A payroll service often offers other services as well. Employers can turn over the management of the company’s benefit administration and retirement services. Vacation and time off can also be tracked. Some services even offer the option of managing the employer’s tax payments, handling time and labor management issues, assisting with tax compliance, managing expenses, and even pre-screening assistance. The service also routinely handles the necessary paperwork for direct deposit of employees’ paychecks. Fees for services vary depending on the size of the account and the types of services rendered. Normally, there is a charge per person, plus a charge per check issued.
The first payroll service company was founded in 1949 by former New Jersey Senator Frank Lautenberg, and brothers Henry and Joseph Traub. Initially named Automatic Payrolls, the company offered simple services using an electro-mechanical calculator and a Comptometer bookkeeping machine. Automatic Payrolls, which was later renamed Automatic Data Processing (ADP), kept up with technology. ADP became a pioneer in the use of computerized bookkeeping, starting with punch cards and ending up with the most sophisticated technology in the industry.
ADP grew by acquiring smaller payroll companies, and ultimately went public in 1961. The company has continued to grow, and is recognized as an leader in the payroll service industry with over 500,000 customers and a staff of over 40,000 people. Today, ADP handles not only payrolls, but also handles a variety of brokerage and dealer services as well.
The success of ADP served as a payroll service business model, and this concept continues to evolve with improvements in technology. Today, many services interface with their customers directly through the Internet. A customer can simply enter payroll data into his or her Web portal and the transaction is processed immediately. The customer has access to all payroll and personnel records, and this information can be updated when the need arises. Reports can be quickly accessed, simplifying corporate payroll tasks and eliminating costly errors.
The proliferation of the computerized payroll service has led to some instances of fraud and outright theft of funds. Therefore, it is critical to do some research to ensure that a given company is reputable and reliable. This company, after all, will have access to a company's most confidential records, including its bank account. In addition, if a service fails to make tax payments on schedule, the company will be held accountable and fined accordingly.
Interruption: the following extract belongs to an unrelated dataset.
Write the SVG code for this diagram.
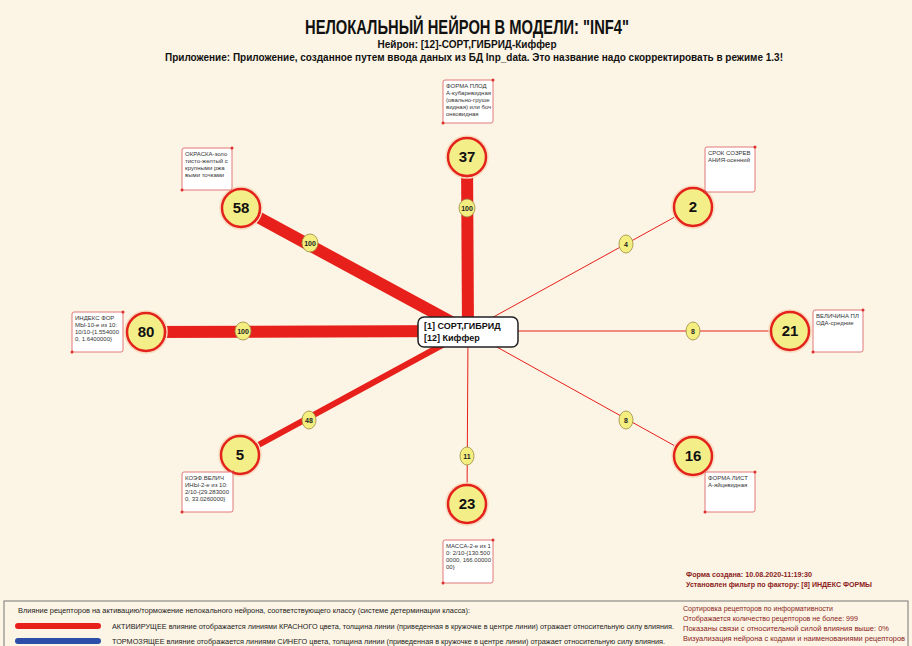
<svg xmlns="http://www.w3.org/2000/svg" width="912" height="646" viewBox="0 0 912 646">
<style>
.t{font-family:"Liberation Sans",Arial,sans-serif;fill:#111}
.lbl rect{fill:#fff;stroke:#e07878;stroke-width:1}
.lbl circle{fill:#e03030}
.lbl text{font-family:"Liberation Sans",Arial,sans-serif;font-size:6px;fill:#333}
.nc{fill:#f4ee88;stroke:#e4221c;stroke-width:2.5}
.halo{fill:none;stroke:#f8dcc0;stroke-width:1.5}
.nt{font-family:"Liberation Sans",Arial,sans-serif;font-size:15px;font-weight:bold;fill:#111;text-anchor:middle}
.wc{fill:#f4ee80;stroke:#9a8a40;stroke-width:0.8}
.wt{font-family:"Liberation Sans",Arial,sans-serif;font-size:7px;font-weight:bold;fill:#222;text-anchor:middle}
.ln{stroke:#e8201c;fill:none}
.ft{font-family:"Liberation Sans",Arial,sans-serif;font-size:8px;font-weight:bold;fill:#8a1c1c}
.rt{font-family:"Liberation Sans",Arial,sans-serif;font-size:7px;fill:#8a1c1c}
.bt{font-family:"Liberation Sans",Arial,sans-serif;font-size:7.5px;fill:#222}
</style>
<rect width="912" height="646" fill="#fcf4e4"/>
<g id="title">
<text class="t" x="467" y="34" text-anchor="middle" font-size="20" font-weight="bold" textLength="324" lengthAdjust="spacingAndGlyphs">НЕЛОКАЛЬНЫЙ НЕЙРОН В МОДЕЛИ: "INF4"</text>
<text class="t" x="467" y="48" text-anchor="middle" font-size="11" font-weight="bold" textLength="179" lengthAdjust="spacingAndGlyphs">Нейрон: [12]-СОРТ,ГИБРИД-Киффер</text>
<text class="t" x="474" y="61" text-anchor="middle" font-size="11.5" font-weight="bold" textLength="618" lengthAdjust="spacingAndGlyphs">Приложение: Приложение, созданное путем ввода даных из БД Inp_data. Это название надо скорректировать в режиме 1.3!</text>
</g>
<g id="connectors">
<line class="ln" x1="468" y1="331" x2="467" y2="157" stroke-width="12"/>
<line class="ln" x1="468" y1="331" x2="241" y2="208" stroke-width="12"/>
<line class="ln" x1="468" y1="331" x2="146" y2="332" stroke-width="12"/>
<line class="ln" x1="468" y1="331" x2="240" y2="455" stroke-width="6"/>
<line class="ln" x1="468" y1="331" x2="693" y2="207" stroke-width="1"/>
<line class="ln" x1="468" y1="331" x2="790" y2="331" stroke-width="1"/>
<line class="ln" x1="468" y1="331" x2="693" y2="456" stroke-width="1"/>
<line class="ln" x1="468" y1="331" x2="467" y2="504" stroke-width="1"/>
<g id="weights">
<ellipse class="wc" cx="467" cy="208" rx="8" ry="9"/><text class="wt" x="467" y="210.5">100</text>
<ellipse class="wc" cx="310" cy="243" rx="8" ry="9"/><text class="wt" x="310" y="245.5">100</text>
<ellipse class="wc" cx="243" cy="331" rx="8" ry="9"/><text class="wt" x="243" y="333.5">100</text>
<ellipse class="wc" cx="309" cy="420" rx="7" ry="9"/><text class="wt" x="309" y="422.5">48</text>
<ellipse class="wc" cx="626" cy="244" rx="7" ry="9"/><text class="wt" x="626" y="246.5">4</text>
<ellipse class="wc" cx="693" cy="331" rx="7" ry="9"/><text class="wt" x="693" y="333.5">8</text>
<ellipse class="wc" cx="626" cy="420" rx="7" ry="9"/><text class="wt" x="626" y="422.5">8</text>
<ellipse class="wc" cx="467" cy="456" rx="7" ry="9"/><text class="wt" x="467" y="458.5">11</text>
</g>
</g>
<g id="center">
<rect x="418" y="317" width="100" height="30" rx="6" fill="#fff" stroke="#222" stroke-width="1.5"/>
<text class="t" x="424" y="329" font-size="9" font-weight="bold">[1] СОРТ,ГИБРИД</text>
<text class="t" x="424" y="341" font-size="9" font-weight="bold">[12] Киффер</text>
</g>
<g id="n37">
<circle class="halo" cx="467" cy="157" r="21"/><circle class="nc" cx="467" cy="157" r="19"/><text class="nt" x="467" y="162">37</text>
<g class="lbl"><rect x="443" y="80" width="50" height="43" rx="2"/><circle cx="493" cy="80" r="1.5"/><circle cx="443" cy="123" r="1.5"/>
<text x="446" y="88">ФОРМА ПЛОД</text><text x="446" y="95">А-кубаревидная</text><text x="446" y="102">(овально-груше</text><text x="446" y="109">видная) или боч</text><text x="446" y="116">онковидная</text></g>
</g>
<g id="n58">
<circle class="halo" cx="241" cy="208" r="21"/><circle class="nc" cx="241" cy="208" r="19"/><text class="nt" x="241" y="213">58</text>
<g class="lbl"><rect x="182" y="148" width="50" height="42" rx="2"/><circle cx="232" cy="148" r="1.5"/><circle cx="182" cy="190" r="1.5"/>
<text x="185" y="156">ОКРАСКА-золо</text><text x="185" y="163">тисто-желтый с</text><text x="185" y="170">крупными ржа</text><text x="185" y="177">выми точками</text></g>
</g>
<g id="n2">
<circle class="halo" cx="693" cy="207" r="21"/><circle class="nc" cx="693" cy="207" r="19"/><text class="nt" x="693" y="212">2</text>
<g class="lbl"><rect x="705" y="147" width="50" height="45" rx="2"/><circle cx="755" cy="147" r="1.5"/><circle cx="705" cy="192" r="1.5"/>
<text x="708" y="155">СРОК СОЗРЕВ</text><text x="708" y="162">АНИЯ-осенний</text></g>
</g>
<g id="n80">
<circle class="halo" cx="146" cy="332" r="21"/><circle class="nc" cx="146" cy="332" r="19"/><text class="nt" x="146" y="337">80</text>
<g class="lbl"><rect x="72" y="312" width="51" height="40" rx="2"/><circle cx="123" cy="312" r="1.5"/><circle cx="72" cy="352" r="1.5"/>
<text x="75" y="320">ИНДЕКС ФОР</text><text x="75" y="327">МЫ-10-е из 10:</text><text x="75" y="334">10/10-{1.554000</text><text x="75" y="341">0, 1.6400000}</text></g>
</g>
<g id="n21">
<circle class="halo" cx="790" cy="331" r="21"/><circle class="nc" cx="790" cy="331" r="19"/><text class="nt" x="790" y="336">21</text>
<g class="lbl"><rect x="813" y="310" width="50" height="42" rx="2"/><circle cx="863" cy="310" r="1.5"/><circle cx="813" cy="352" r="1.5"/>
<text x="816" y="318">ВЕЛИЧИНА ПЛ</text><text x="816" y="325">ОДА-средние</text></g>
</g>
<g id="n5">
<circle class="halo" cx="240" cy="455" r="21"/><circle class="nc" cx="240" cy="455" r="19"/><text class="nt" x="240" y="460">5</text>
<g class="lbl"><rect x="182" y="472" width="51" height="40" rx="2"/><circle cx="233" cy="472" r="1.5"/><circle cx="182" cy="512" r="1.5"/>
<text x="185" y="480">КОЭФ.ВЕЛИЧ</text><text x="185" y="487">ИНЫ-2-е из 10:</text><text x="185" y="494">2/10-{29.283000</text><text x="185" y="501">0, 33.0260000}</text></g>
</g>
<g id="n23">
<circle class="halo" cx="467" cy="504" r="21"/><circle class="nc" cx="467" cy="504" r="19"/><text class="nt" x="467" y="509">23</text>
<g class="lbl"><rect x="443" y="540" width="50" height="43" rx="2"/><circle cx="493" cy="540" r="1.5"/><circle cx="443" cy="583" r="1.5"/>
<text x="446" y="548">МАССА-2-е из 1</text><text x="446" y="555">0: 2/10-{130.500</text><text x="446" y="562">0000, 166.00000</text><text x="446" y="569">00}</text></g>
</g>
<g id="n16">
<circle class="halo" cx="693" cy="456" r="21"/><circle class="nc" cx="693" cy="456" r="19"/><text class="nt" x="693" y="461">16</text>
<g class="lbl"><rect x="705" y="472" width="50" height="40" rx="2"/><circle cx="755" cy="472" r="1.5"/><circle cx="705" cy="512" r="1.5"/>
<text x="708" y="480">ФОРМА ЛИСТ</text><text x="708" y="487">А-яйцевидная</text></g>
</g>
<g id="info">
<text class="ft" x="686" y="577" textLength="126" lengthAdjust="spacingAndGlyphs">Форма создана: 10.08.2020-11:19:30</text>
<text class="ft" x="686" y="587" textLength="186" lengthAdjust="spacingAndGlyphs">Установлен фильтр по фактору: [8] ИНДЕКС ФОРМЫ</text>
</g>
<g id="legend">
<rect x="4" y="601" width="904" height="50" fill="none" stroke="#777" stroke-width="1"/>
<text class="bt" x="18" y="613" textLength="452" lengthAdjust="spacingAndGlyphs">Влияние рецепторов на активацию/торможение нелокального нейрона, соответствующего классу (системе детерминации класса):</text>
<line x1="18" y1="626" x2="98" y2="626" stroke="#e8201c" stroke-width="6" stroke-linecap="round"/>
<text class="bt" x="112" y="629" textLength="562" lengthAdjust="spacingAndGlyphs">АКТИВИРУЩЕЕ влияние отображается линиями КРАСНОГО цвета, толщина линии (приведенная в кружочке в центре линии) отражает относительную силу влияния.</text>
<line x1="18" y1="641" x2="98" y2="641" stroke="#2c4ea8" stroke-width="6" stroke-linecap="round"/>
<text class="bt" x="112" y="644" textLength="553" lengthAdjust="spacingAndGlyphs">ТОРМОЗЯЩЕЕ влияние отображается линиями СИНЕГО цвета, толщина линии (приведенная в кружочке в центре линии) отражает относительную силу влияния.</text>
<text class="rt" x="683" y="611" textLength="150" lengthAdjust="spacingAndGlyphs">Сортировка рецепторов по информативности</text>
<text class="rt" x="683" y="621" textLength="175" lengthAdjust="spacingAndGlyphs">Отображается количество рецепторов не более: 999</text>
<text class="rt" x="683" y="631" textLength="206" lengthAdjust="spacingAndGlyphs">Показаны связи с относительной силой влияния выше: 0%</text>
<text class="rt" x="683" y="641" textLength="222" lengthAdjust="spacingAndGlyphs">Визуализация нейрона с кодами и наименованиями рецепторов</text>
</g>
</svg>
Because these cases are generally rare, the benefits of using a payroll service outweigh any of the risks.
@Markerrag -- A lot of people have proposed simplifying things with the flat tax rate. Politically, though, that has been a hot potato as some groups would wind up paying more taxes than they do know and they don't like it. Interestingly, it seems the ridiculously wealthy and the very poor would see taxes go up under a flat tax system.
Even if that issue is addressed, it is hard to imagine a flat tax would ever pass because there are too many people who want to keep the complex tax system the way it is (payroll professionals, accountants and the like aren't interested in seeing things change and they have lobbies).
So the chances are good that those payroll headaches will be with us for some time.
@Terrificli -- Not all companies can save money like that. Very large corporations seem to have entire departments that deal with payroll and there is a reason for that. It is, clearly, not cost effective for a lot of those companies to hire outside folks (or, that is the perception, at least).
It seems a lot of companies using those payroll services are small to mid-size ones that might not realize the economies of scale of having an entire department that does nothing but deal with payroll.
@Terrificli -- And that is a very good argument for simplifying the tax code so that the complexity is taken out of it. The irony is that such a simplification could cost a lot of jobs as accountants, third party payroll folks, in-house payroll folks and other people who are needed to deal with taxes would almost become obsolete.
Still, perhaps such a simplification needs to be done.
It is downright incredible how much money companies can save by hiring a payroll company and essentially outsourcing that traditional function to some other company. But the fact is that handling payroll is a very time consuming thing thanks to the complexity of withholding taxes and the like and companies can save a bundle by paying someone else to deal with that headache.